In spite of the hardships and terrible losses of that winter the partisan forces had re-formed by the spring. When the Allied advance started, the CLNAI gave orders for the general insurrection accompanied by strikes and action to prevent the sabotage of plants by the retreating Germans. In Genoa the German garrison of 9,000 men surrendered to the partisans. [19] The cities of the north – among them Turin, Milan, Bologna – were liberated by the forces of the Resistance before the arrival of the Allies. If the Resistance in the north expected to play an important role after the Liberation it was to be disappointed. It was disarmed and denied a political role. Thus in Genoa a fortnight after the German surrender to the Resistance a brigadier general of the Allied Military Government Occupied Territory (AMGOT) told his interpreter, ‘Tell these people [the CLN, which had organised the local insurrection leading to the German surrender] that from today their committee is dissolved. Tell them that they do not have and cannot have further powers. Tell them that now it will be AMGOT that governs Genoa.’ [20]

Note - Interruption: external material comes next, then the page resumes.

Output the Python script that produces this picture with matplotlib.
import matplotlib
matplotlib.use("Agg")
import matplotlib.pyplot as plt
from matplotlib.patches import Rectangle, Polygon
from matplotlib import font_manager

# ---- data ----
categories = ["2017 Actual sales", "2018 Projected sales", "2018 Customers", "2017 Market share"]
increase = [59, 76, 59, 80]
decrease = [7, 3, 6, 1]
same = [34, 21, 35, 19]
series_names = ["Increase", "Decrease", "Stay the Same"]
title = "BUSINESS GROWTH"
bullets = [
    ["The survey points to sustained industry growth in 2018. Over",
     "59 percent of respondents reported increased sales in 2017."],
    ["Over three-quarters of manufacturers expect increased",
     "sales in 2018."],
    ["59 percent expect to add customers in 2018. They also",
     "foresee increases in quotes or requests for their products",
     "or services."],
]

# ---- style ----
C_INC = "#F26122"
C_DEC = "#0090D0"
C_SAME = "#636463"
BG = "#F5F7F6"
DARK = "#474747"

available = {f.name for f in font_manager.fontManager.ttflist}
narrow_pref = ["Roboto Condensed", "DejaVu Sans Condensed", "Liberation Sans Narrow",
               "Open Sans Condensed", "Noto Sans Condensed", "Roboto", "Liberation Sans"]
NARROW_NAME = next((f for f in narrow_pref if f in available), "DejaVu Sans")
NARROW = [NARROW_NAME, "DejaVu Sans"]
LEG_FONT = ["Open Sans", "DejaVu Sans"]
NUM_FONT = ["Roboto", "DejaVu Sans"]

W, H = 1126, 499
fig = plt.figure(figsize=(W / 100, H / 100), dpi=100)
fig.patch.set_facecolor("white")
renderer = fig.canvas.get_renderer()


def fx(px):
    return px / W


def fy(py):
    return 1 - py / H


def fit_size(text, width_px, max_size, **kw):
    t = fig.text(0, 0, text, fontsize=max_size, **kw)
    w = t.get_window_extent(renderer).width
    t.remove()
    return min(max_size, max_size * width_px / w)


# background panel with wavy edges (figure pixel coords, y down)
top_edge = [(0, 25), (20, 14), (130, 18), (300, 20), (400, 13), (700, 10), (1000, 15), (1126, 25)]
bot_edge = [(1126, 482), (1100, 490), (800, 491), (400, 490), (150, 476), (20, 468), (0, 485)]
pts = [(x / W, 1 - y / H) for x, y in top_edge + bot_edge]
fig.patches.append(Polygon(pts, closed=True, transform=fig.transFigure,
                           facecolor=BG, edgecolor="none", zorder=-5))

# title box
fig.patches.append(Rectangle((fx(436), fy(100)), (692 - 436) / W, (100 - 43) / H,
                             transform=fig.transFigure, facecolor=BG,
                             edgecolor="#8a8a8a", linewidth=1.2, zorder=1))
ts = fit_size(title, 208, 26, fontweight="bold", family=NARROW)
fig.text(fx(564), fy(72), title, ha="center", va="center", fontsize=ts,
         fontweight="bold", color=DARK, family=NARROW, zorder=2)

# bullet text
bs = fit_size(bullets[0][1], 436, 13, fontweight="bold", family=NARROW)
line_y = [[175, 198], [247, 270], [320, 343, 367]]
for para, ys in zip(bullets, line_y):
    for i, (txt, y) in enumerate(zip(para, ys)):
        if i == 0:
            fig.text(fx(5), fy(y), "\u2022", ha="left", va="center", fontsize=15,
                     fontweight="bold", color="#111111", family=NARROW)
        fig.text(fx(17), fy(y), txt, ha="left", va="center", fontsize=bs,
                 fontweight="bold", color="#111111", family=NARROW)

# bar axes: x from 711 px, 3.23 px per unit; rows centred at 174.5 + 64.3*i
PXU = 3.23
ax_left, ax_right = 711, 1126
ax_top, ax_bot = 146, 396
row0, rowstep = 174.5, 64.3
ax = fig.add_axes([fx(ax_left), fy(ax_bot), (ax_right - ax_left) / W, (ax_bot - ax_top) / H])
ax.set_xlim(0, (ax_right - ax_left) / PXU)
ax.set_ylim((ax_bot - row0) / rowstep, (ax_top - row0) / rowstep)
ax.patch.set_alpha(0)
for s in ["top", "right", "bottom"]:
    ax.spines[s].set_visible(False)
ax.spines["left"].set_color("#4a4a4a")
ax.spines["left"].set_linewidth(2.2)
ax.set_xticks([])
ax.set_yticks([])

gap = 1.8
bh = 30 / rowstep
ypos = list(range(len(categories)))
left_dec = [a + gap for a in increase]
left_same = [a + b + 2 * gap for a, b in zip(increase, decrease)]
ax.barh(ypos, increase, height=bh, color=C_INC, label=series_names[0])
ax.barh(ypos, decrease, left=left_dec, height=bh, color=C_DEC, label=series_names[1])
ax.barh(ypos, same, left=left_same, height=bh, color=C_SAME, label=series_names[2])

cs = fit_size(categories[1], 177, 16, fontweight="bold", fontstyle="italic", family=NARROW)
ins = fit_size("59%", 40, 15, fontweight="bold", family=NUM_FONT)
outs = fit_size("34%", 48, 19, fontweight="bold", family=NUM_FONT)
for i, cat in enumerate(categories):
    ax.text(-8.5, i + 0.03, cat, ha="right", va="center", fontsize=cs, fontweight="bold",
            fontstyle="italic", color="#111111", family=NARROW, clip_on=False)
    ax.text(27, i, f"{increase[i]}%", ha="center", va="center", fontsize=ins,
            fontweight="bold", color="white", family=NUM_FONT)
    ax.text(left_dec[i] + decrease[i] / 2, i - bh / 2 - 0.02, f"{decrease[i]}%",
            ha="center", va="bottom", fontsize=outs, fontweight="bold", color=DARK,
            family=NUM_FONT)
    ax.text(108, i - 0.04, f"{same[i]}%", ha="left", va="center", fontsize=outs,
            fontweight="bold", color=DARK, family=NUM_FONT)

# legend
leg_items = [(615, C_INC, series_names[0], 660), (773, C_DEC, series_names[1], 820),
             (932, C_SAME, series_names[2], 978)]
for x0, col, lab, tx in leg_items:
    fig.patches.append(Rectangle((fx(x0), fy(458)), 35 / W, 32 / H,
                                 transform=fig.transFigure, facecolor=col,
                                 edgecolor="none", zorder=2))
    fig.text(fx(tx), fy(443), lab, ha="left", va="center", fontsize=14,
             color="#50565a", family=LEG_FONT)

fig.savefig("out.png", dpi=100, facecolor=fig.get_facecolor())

The story of the Italian Resistance raises a number of important questions. One concerns the role of the Communist Party, which has tended to monopolise the memory of the Resistance but which by its collaboration with conservative forces in the government in Rome blunted the revolutionary edge of the struggle. Another is, why is so little known in Britain about a Resistance movement which saw 35,000 dead and large numbers deported to concentration camps? Why is the courage of its fighters and their great successes in liberating so much of north Italy not recognised as are those of the French Resistance? The answer lies in an official silence in which a colonial cast of mind combines with reluctance to recognise the achievement of the Italian left.

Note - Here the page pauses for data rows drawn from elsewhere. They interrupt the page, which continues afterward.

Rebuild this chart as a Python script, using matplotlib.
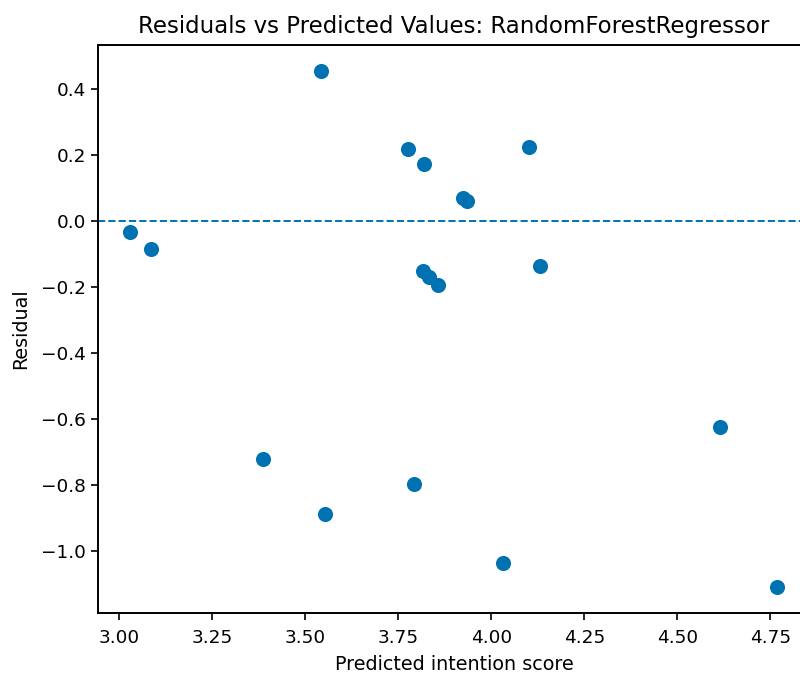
import matplotlib
matplotlib.use("Agg")
import matplotlib.pyplot as plt

# predicted scores and residuals from the random forest
predicted = [3.030, 3.086, 3.542, 3.387, 3.552, 3.776, 3.820, 3.924, 3.936,
             4.102, 3.816, 3.833, 3.857, 4.131, 3.793, 4.032, 4.616, 4.768]
residuals = [-0.035, -0.086, 0.454, -0.722, -0.888, 0.219, 0.173, 0.068, 0.060,
             0.225, -0.152, -0.169, -0.194, -0.137, -0.797, -1.038, -0.623, -1.108]

blue = "#0072B2"

fig = plt.figure(figsize=(8, 6.73), dpi=100)
# axes run slightly past the right edge of the canvas
ax = fig.add_axes([0.1225, 0.0892, 0.89, 0.8439])

ax.scatter(predicted, residuals, s=118, color=blue, linewidths=0, zorder=3)
ax.axhline(0, color=blue, linestyle="--", linewidth=1.4)

ax.set_xlim(2.943, 4.857)
ax.set_ylim(-1.188, 0.533)
ax.set_xticks([3.00, 3.25, 3.50, 3.75, 4.00, 4.25, 4.50, 4.75])
ax.set_yticks([-1.0, -0.8, -0.6, -0.4, -0.2, 0.0, 0.2, 0.4])

ax.tick_params(labelsize=13.3, length=5, width=1.2)
ax.tick_params(axis="x", pad=6.5)
for sp in ax.spines.values():
    sp.set_linewidth(1.4)

ax.set_title("Residuals vs Predicted Values: RandomForestRegressor",
             fontsize=16.5, pad=9)
ax.set_xlabel("Predicted intention score", fontsize=13.8, labelpad=6)
ax.set_ylabel("Residual", fontsize=13.8, labelpad=8)

fig.savefig("out.png", dpi=100)
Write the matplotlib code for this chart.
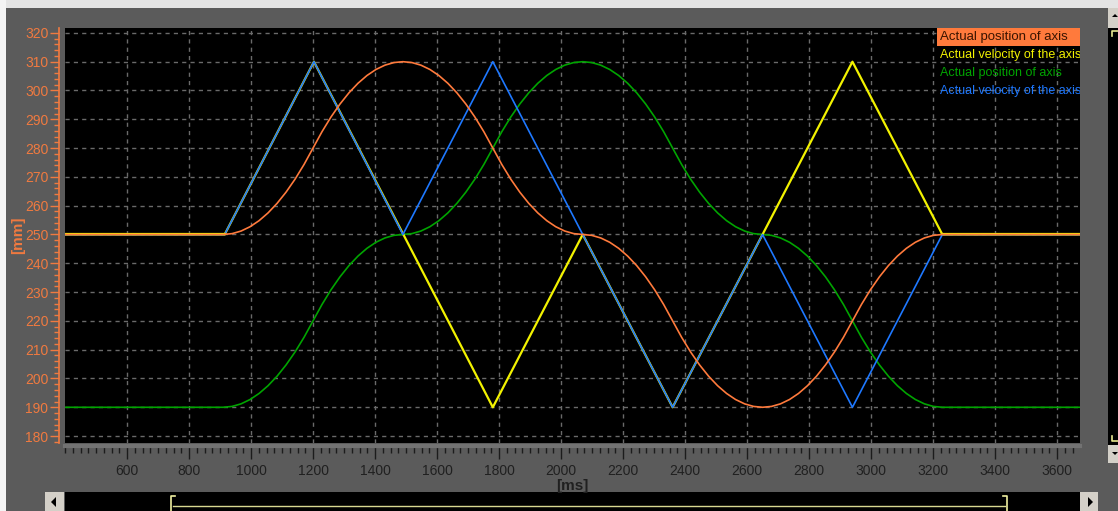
import matplotlib
matplotlib.use("Agg")
import matplotlib.pyplot as plt
from matplotlib.patches import Rectangle, Polygon
from matplotlib.lines import Line2D
from matplotlib.ticker import MultipleLocator

# velocity traces (triangles), read at the corners
vel1_t = [400, 915, 1203, 1780, 2070, 2360, 2650, 2940, 3230, 3674]
vel1_v = [250, 250, 310, 190, 250, 190, 250, 310, 250, 250]
vel2_t = [400, 915, 1203, 1490, 1780, 2360, 2650, 2940, 3230, 3674]
vel2_v = [250, 250, 310, 250, 310, 190, 250, 190, 250, 250]

# position traces, every 29 ms between 910 and 3230
pos_t = [400] + list(range(910, 3231, 29)) + [3674]
pos1_v = [250,
          250, 250.3, 251.2, 252.7, 254.8, 257.5, 260.8, 264.7, 269.2, 274.3, 280,
          285.7, 290.8, 295.3, 299.2, 302.5, 305.2, 307.3, 308.8, 309.7, 310,
          309.7, 308.8, 307.3, 305.2, 302.5, 299.2, 295.3, 290.8, 285.7, 280,
          274.3, 269.2, 264.7, 260.8, 257.5, 254.8, 252.7, 251.2, 250.3, 250,
          249.7, 248.8, 247.3, 245.2, 242.5, 239.2, 235.3, 230.8, 225.7, 220,
          214.3, 209.2, 204.7, 200.8, 197.5, 194.8, 192.7, 191.2, 190.3, 190,
          190.3, 191.2, 192.7, 194.8, 197.5, 200.8, 204.7, 209.2, 214.3, 220,
          225.7, 230.8, 235.3, 239.2, 242.5, 245.2, 247.3, 248.8, 249.7, 250,
          250]
pos2_v = [190,
          190, 190.3, 191.2, 192.7, 194.8, 197.5, 200.8, 204.7, 209.2, 214.3, 220,
          225.7, 230.8, 235.3, 239.2, 242.5, 245.2, 247.3, 248.8, 249.7, 250,
          250.3, 251.2, 252.7, 254.8, 257.5, 260.8, 264.7, 269.2, 274.3, 280,
          285.7, 290.8, 295.3, 299.2, 302.5, 305.2, 307.3, 308.8, 309.7, 310,
          309.7, 308.8, 307.3, 305.2, 302.5, 299.2, 295.3, 290.8, 285.7, 280,
          274.3, 269.2, 264.7, 260.8, 257.5, 254.8, 252.7, 251.2, 250.3, 250,
          249.7, 248.8, 247.3, 245.2, 242.5, 239.2, 235.3, 230.8, 225.7, 220,
          214.3, 209.2, 204.7, 200.8, 197.5, 194.8, 192.7, 191.2, 190.3, 190,
          190]

names = ["Actual position of axis", "Actual velocity of the axis",
         "Actual position of axis", "Actual velocity of the axis"]
colors = ["#FF7A3C", "#F2F200", "#00A400", "#1E78FF"]

W, H = 1118, 511
BG = "#5b5b5b"
AXC = "#F07A40"
FONT = ["Liberation Sans Narrow", "Liberation Sans", "DejaVu Sans"]
plt.rcParams["font.family"] = FONT

fig = plt.figure(figsize=(W / 100, H / 100), dpi=100, facecolor=BG)


def px_rect(x0, y0, x1, y1, color, z=0):
    fig.add_artist(Rectangle((x0 / W, 1 - y1 / H), (x1 - x0) / W, (y1 - y0) / H,
                             transform=fig.transFigure, color=color, lw=0, zorder=z))


def px_line(xs, ys, color, lw=1.2):
    fig.add_artist(Line2D([x / W for x in xs], [1 - y / H for y in ys],
                          transform=fig.transFigure, color=color, lw=lw))


def px_tri(pts, color="black"):
    fig.add_artist(Polygon([(x / W, 1 - y / H) for x, y in pts],
                           transform=fig.transFigure, color=color, lw=0))


ax = fig.add_axes([65 / W, 1 - 443 / H, (1080 - 65) / W, (443 - 28) / H])
ax.set_facecolor("black")

ax.plot(pos_t, pos2_v, color=colors[2], lw=1.2)
ax.plot(vel1_t, vel1_v, color=colors[1], lw=1.6)
ax.plot(vel2_t, vel2_v, color=colors[3], lw=1.2)
# flat parts: yellow sits on top of blue there
ax.plot(vel1_t[:2], vel1_v[:2], color=colors[1], lw=1.6)
ax.plot(vel1_t[-2:], vel1_v[-2:], color=colors[1], lw=1.6)
ax.plot(pos_t, pos1_v, color=colors[0], lw=1.2)

ax.set_xlim(400, 3674)
ax.set_ylim(177.6, 321.7)
ax.set_xticks(range(600, 3601, 200))
ax.set_yticks(range(180, 321, 10))
ax.xaxis.set_minor_locator(MultipleLocator(25))
ax.yaxis.set_minor_locator(MultipleLocator(2))
ax.grid(True, which="major", color="#6a6a6a", linestyle=(0, (3, 3)), linewidth=1)
ax.set_axisbelow(True)

for s in ["top", "right"]:
    ax.spines[s].set_visible(False)
ax.spines["left"].set_position(("outward", 4))
ax.spines["left"].set_color(AXC)
ax.spines["left"].set_linewidth(1.2)
ax.spines["bottom"].set_position(("outward", 2))
ax.spines["bottom"].set_color("#727272")
ax.spines["bottom"].set_linewidth(3)

ax.tick_params(axis="y", which="major", colors=AXC, length=6.5, width=1, pad=1.5, labelsize=10)
ax.tick_params(axis="y", which="minor", colors=AXC, length=3.5, width=1)
ax.tick_params(axis="x", which="major", colors="#1c1c1c", length=9, width=1, pad=4, labelsize=10)
ax.tick_params(axis="x", which="minor", colors="#1c1c1c", length=5, width=1)
ax.tick_params(axis="x", labelcolor="#202020")

ax.set_xlabel("[ms]", fontsize=11, fontweight="bold", color="#202020", labelpad=1)
ax.set_ylabel("[mm]", fontsize=11, fontweight="bold", color=AXC, labelpad=0)

# legend: first row has an orange band behind dark text
px_rect(937, 28, 1080, 46, colors[0], z=5)
fig.text(940 / W, 1 - 37 / H, names[0], color="#3a1400", fontsize=9.5,
         va="center", ha="left", zorder=6)
for i in range(1, 4):
    t = ax.text(940 / W, 1 - (37 + 18 * i) / H, names[i], transform=fig.transFigure,
                color=colors[i], fontsize=9, va="center", ha="left", zorder=6)
    t.set_clip_on(True)
    t.set_clip_path(ax.patch)

# window frame bits
px_rect(0, 0, W, 8, "#e4e4e4")
px_rect(0, 0, 6, H, "#f4f4f4")
# right scrollbar
px_rect(1108, 8, W, 28, "#d4d0c8")
px_rect(1108, 28, W, 445, "black")
px_rect(1108, 445, W, 463, "#d4d0c8")
px_line([1118, 1112, 1112], [31, 31, 36], "#e8e890")
px_line([1112, 1112, 1118], [436, 441, 441], "#e8e890")
px_tri([(1112, 17), (1118, 17), (1115, 14)])
px_tri([(1112, 452), (1118, 452), (1115, 455)])
# bottom scrollbar
px_rect(65, 492, 1080, H, "black")
px_rect(45, 492, 64, H, "#d4d0c8")
px_rect(1080, 492, 1098, H, "#d4d0c8")
px_tri([(51, 502), (56, 497), (56, 507)])
px_tri([(1088, 497), (1088, 507), (1093, 502)])
px_line([175, 171, 171], [496, 496, H], "#f0f0a0")
px_line([1003, 1007, 1007], [496, 496, H], "#f0f0a0")
px_line([173, 1005], [506, 506], "#d8d890", lw=1)

fig.savefig("out.png", dpi=100, facecolor=BG)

At present in Italy things are being said and written about the Resistance which were not said ten or 20 years ago. It is undoubtedly true that after this passage of time it is necessary and possible to look at the Resistance and admit to its mistakes as well as to its military and political successes. The memory of the Resistance can no longer be used to silence criticism. But what must be fought is the revisionist line which equates Resistance fighters and Fascists, saying that there was nothing to give between them, and that the Fascists had a case. This is the voice of the conservative right wing tendency in Italy and elsewhere that seeks to rewrite history.


Notes

1. P. Ginsborg, A History of Contemporary Italy (London 1990), pp. 40–41.

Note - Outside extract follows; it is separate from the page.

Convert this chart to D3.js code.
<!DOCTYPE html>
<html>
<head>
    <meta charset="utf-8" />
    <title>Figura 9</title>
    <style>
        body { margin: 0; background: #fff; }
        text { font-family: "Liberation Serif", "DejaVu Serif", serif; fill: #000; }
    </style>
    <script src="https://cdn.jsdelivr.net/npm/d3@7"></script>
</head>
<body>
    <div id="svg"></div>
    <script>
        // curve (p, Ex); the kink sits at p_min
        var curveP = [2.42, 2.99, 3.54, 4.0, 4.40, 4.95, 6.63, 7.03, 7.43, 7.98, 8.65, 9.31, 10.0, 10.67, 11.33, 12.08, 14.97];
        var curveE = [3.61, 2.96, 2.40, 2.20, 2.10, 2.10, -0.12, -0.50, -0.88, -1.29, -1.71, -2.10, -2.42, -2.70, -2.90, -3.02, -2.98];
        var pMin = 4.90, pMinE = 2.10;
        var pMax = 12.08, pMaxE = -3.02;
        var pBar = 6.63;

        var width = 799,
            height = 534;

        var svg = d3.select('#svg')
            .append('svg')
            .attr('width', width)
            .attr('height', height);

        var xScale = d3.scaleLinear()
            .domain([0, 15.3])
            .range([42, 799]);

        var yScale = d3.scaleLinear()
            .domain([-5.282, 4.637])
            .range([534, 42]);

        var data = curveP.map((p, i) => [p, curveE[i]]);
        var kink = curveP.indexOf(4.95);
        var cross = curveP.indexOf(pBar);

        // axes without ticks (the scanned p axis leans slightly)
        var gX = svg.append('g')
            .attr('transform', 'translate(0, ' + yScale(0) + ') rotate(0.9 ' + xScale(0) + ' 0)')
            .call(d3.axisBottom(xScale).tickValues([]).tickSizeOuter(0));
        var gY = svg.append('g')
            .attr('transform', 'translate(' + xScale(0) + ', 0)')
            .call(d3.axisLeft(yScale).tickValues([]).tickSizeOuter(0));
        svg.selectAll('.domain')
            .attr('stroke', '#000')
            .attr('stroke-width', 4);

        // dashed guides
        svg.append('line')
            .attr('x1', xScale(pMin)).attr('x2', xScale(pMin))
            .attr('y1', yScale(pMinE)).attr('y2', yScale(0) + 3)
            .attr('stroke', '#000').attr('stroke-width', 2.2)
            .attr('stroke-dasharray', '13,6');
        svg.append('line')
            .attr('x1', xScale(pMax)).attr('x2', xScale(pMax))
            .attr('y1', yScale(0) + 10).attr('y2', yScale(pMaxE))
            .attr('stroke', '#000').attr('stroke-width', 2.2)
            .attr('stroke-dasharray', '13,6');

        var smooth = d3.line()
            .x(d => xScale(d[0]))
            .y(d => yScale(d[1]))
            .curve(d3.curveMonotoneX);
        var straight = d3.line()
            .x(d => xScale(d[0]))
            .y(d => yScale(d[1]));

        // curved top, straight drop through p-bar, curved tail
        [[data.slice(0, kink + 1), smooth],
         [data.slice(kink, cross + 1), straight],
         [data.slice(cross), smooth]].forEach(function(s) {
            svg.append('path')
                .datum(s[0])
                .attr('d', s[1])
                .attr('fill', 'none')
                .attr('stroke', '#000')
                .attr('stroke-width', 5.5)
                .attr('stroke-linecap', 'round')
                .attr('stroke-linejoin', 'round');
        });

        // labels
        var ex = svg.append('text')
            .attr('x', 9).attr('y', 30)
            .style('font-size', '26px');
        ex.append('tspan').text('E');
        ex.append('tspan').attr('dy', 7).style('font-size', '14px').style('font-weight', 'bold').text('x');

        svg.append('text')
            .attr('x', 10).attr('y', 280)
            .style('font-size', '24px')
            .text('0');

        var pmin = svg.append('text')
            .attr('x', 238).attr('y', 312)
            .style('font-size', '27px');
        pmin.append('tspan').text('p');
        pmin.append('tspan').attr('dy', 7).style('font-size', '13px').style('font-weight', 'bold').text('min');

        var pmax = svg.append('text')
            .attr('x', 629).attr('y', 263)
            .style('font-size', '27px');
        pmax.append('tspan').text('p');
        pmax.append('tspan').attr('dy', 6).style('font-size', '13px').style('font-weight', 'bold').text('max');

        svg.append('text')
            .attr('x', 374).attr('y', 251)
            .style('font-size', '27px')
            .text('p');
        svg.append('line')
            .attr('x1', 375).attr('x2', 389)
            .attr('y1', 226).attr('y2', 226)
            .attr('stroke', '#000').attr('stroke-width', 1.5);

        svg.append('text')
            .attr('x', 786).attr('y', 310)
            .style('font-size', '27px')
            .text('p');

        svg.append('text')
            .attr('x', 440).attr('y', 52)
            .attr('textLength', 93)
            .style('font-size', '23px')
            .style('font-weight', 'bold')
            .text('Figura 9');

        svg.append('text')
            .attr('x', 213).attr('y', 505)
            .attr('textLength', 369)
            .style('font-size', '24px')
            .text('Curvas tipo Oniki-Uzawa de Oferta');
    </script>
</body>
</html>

2. R. Absalom, Il ruolo politico ed economico degli Alleati a Firenze, 1944–1945, in E. Rotelli, La Reconstruzione in Toscana (Bologna 1980), p. 237.

3. For full text see F. Catalano, Storia del CLNAI (Bari 1956), p. 36.

4. R. Battaglia, The Story of the Italian Resistance (London 1957), p. 50 onwards.

5. See F. Catalano, op. cit., pp. 68–69, for Allied policy.

6. See R. Battaglia, op. cit., ch, 3, for the birth of the Resistance movement.

7. See F. Catalano, op. cit., pp. 174–185, for the policy of the CLNAI.

8. See F. Catalano, op. cit., pp. 155–156, for political results.

9. F. Catalano, op. cit., p. 160, fn 32.

10. C. Pavone, Una Guerra Civile (Turin 1991), introduction.

11. P. Ginsborg, op. cit., p. 58.

12. R. Battaglia, op. cit., p. 200 onwards.

13. For details of plans for ‘popular self government’ see F. Catalano, op. cit.

14. See R. Battaglia, op. cit., p. 221 onwards for the consequences of the proclamation.

15. F. Catalano, op. cit., p. 338.

16. For text of CLNAI’s demands see F. Catalano, op. cit., p. 333 onwards.

17. Parri, the Action Party head of the armed Resistance in the north, quoted in F. Catalano, op. cit., p. 358.

18. For an account of the political consequences see P. Ginsborg, op. cit., pp. 56–57.

19. For an account of the surrender see E. Scappini, Da Empoli a Genova, 1945 (Milan 1981). Scappini was the Resistance commander who negotiated the terms.

20. See E. Scappini, op. cit., p. 306. My own experience of AMGOT was that when, after the liberation of Siena, I complained to the AMGOT officials with some Italian comrades that the police had not been purged, I found myself in a German POW cage as a suspect person.